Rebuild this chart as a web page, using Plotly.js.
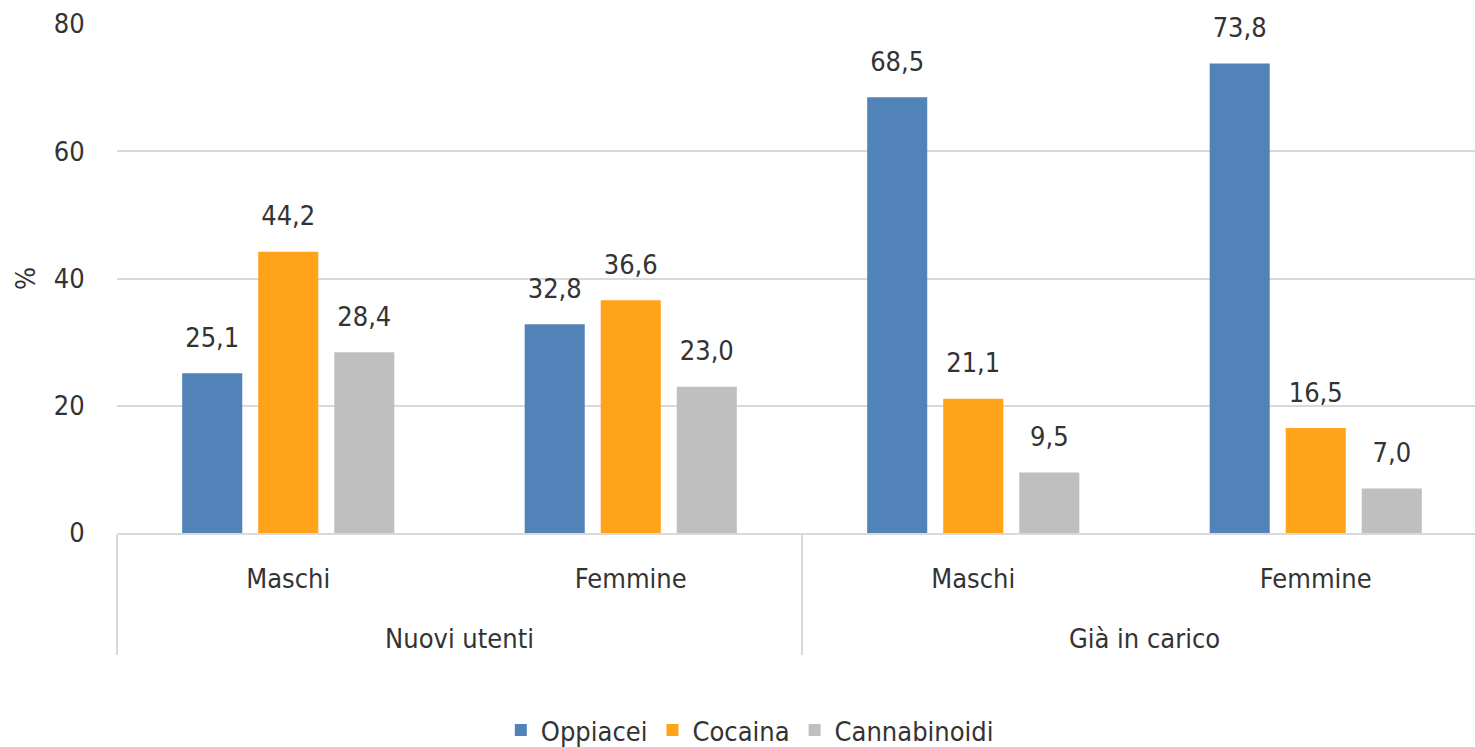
<!DOCTYPE html>
<html><head><meta charset="utf-8">
<script src="https://cdn.plot.ly/plotly-3.0.1.min.js"></script>
<style>html,body{margin:0;padding:0;background:#fff}</style>
</head><body>
<div id="chart" style="width:1475px;height:747px"></div>
<script>
const groups = ["Nuovi utenti","Nuovi utenti","Già in carico","Già in carico"];
const sexes = ["Maschi","Femmine","Maschi","Femmine"];
const oppiacei = [25.1, 32.8, 68.5, 73.8];
const cocaina = [44.2, 36.6, 21.1, 16.5];
const cannabinoidi = [28.4, 23.0, 9.5, 7.0];
const seriesNames = ["Oppiacei","Cocaina","Cannabinoidi"];
const colors = ["#5182b8","#ffa31a","#bfbfbf"];
const yTicks = [0,20,40,60,80];

const FONT = '"Liberation Sans Narrow", "Arial Narrow", "DejaVu Sans Condensed", sans-serif';
const TXT = '#333333';
const SP = '<span style="font-size:2px"> </span>';
const SP2 = '<span style="font-size:9px"> </span>';
const big = s => '<span style="font-size:27px">' + s + '</span>';
// spacer lines around the inner labels reproduce the reference's row spacing
const sexLabels = sexes.map(s => SP + '<br>' + big(s) + '<br>' + SP + '<br>' + SP2);
const groupLabels = groups.map(big);
const vals = [oppiacei, cocaina, cannabinoidi];
const data = vals.map((v,i)=>({
  type:'bar', x:[groupLabels, sexLabels], y:v, name:seriesNames[i],
  marker:{color:colors[i]},
  texttemplate:'<span style="font-size:27px">%{y:.1f}</span><br>' + SP,
  textposition:'outside', cliponaxis:false, constraintext:'none',
  textfont:{family:FONT, size:18, color:TXT},
  hoverinfo:'skip'
}));
const layout = {
  width:1475, height:747,
  margin:{l:117, r:0, t:24, b:214, autoexpand:false},
  separators:', ',
  font:{family:FONT, size:27, color:TXT},
  barmode:'group', bargap:0.334, bargroupgap:0.21,
  showlegend:true,
  legend:{orientation:'h', x:0.466, xanchor:'center', yref:'container', y:0.022, yanchor:'middle', font:{family:FONT,size:27,color:TXT}, itemwidth:30, traceorder:'normal'},
  xaxis:{type:'multicategory', range:[-0.5,3.465], showline:true, linecolor:'#d9d9d9', linewidth:2, showdividers:true, dividercolor:'#d9d9d9', dividerwidth:2, tickfont:{family:FONT,size:21,color:TXT}, ticks:''},
  yaxis:{range:[0,80], tickvals:yTicks, ticktext:yTicks.map(String), showgrid:true, gridcolor:'#d9d9d9', gridwidth:2, zeroline:false, showline:false, ticks:'outside', ticklen:26, tickcolor:'rgba(0,0,0,0)', tickfont:{family:FONT,size:27,color:TXT},
    title:{text:'%', font:{family:FONT,size:27,color:TXT}, standoff:10}},
  plot_bgcolor:'#fff', paper_bgcolor:'#fff'
};
Plotly.newPlot('chart', data, layout, {displayModeBar:false, staticPlot:true});
</script>
</body></html>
++++++++++
### [What the exercise asks]
Leave out the pictures and repeat exactly the lines from the start of the material through the line that contains "const yTicks = [0,20,40,60,80];", both included.

### [Task response]
Rebuild this chart as a web page, using Plotly.js.
<!DOCTYPE html>
<html><head><meta charset="utf-8">
<script src="https://cdn.plot.ly/plotly-3.0.1.min.js"></script>
<style>html,body{margin:0;padding:0;background:#fff}</style>
</head><body>
<div id="chart" style="width:1475px;height:747px"></div>
<script>
const groups = ["Nuovi utenti","Nuovi utenti","Già in carico","Già in carico"];
const sexes = ["Maschi","Femmine","Maschi","Femmine"];
const oppiacei = [25.1, 32.8, 68.5, 73.8];
const cocaina = [44.2, 36.6, 21.1, 16.5];
const cannabinoidi = [28.4, 23.0, 9.5, 7.0];
const seriesNames = ["Oppiacei","Cocaina","Cannabinoidi"];
const colors = ["#5182b8","#ffa31a","#bfbfbf"];
const yTicks = [0,20,40,60,80];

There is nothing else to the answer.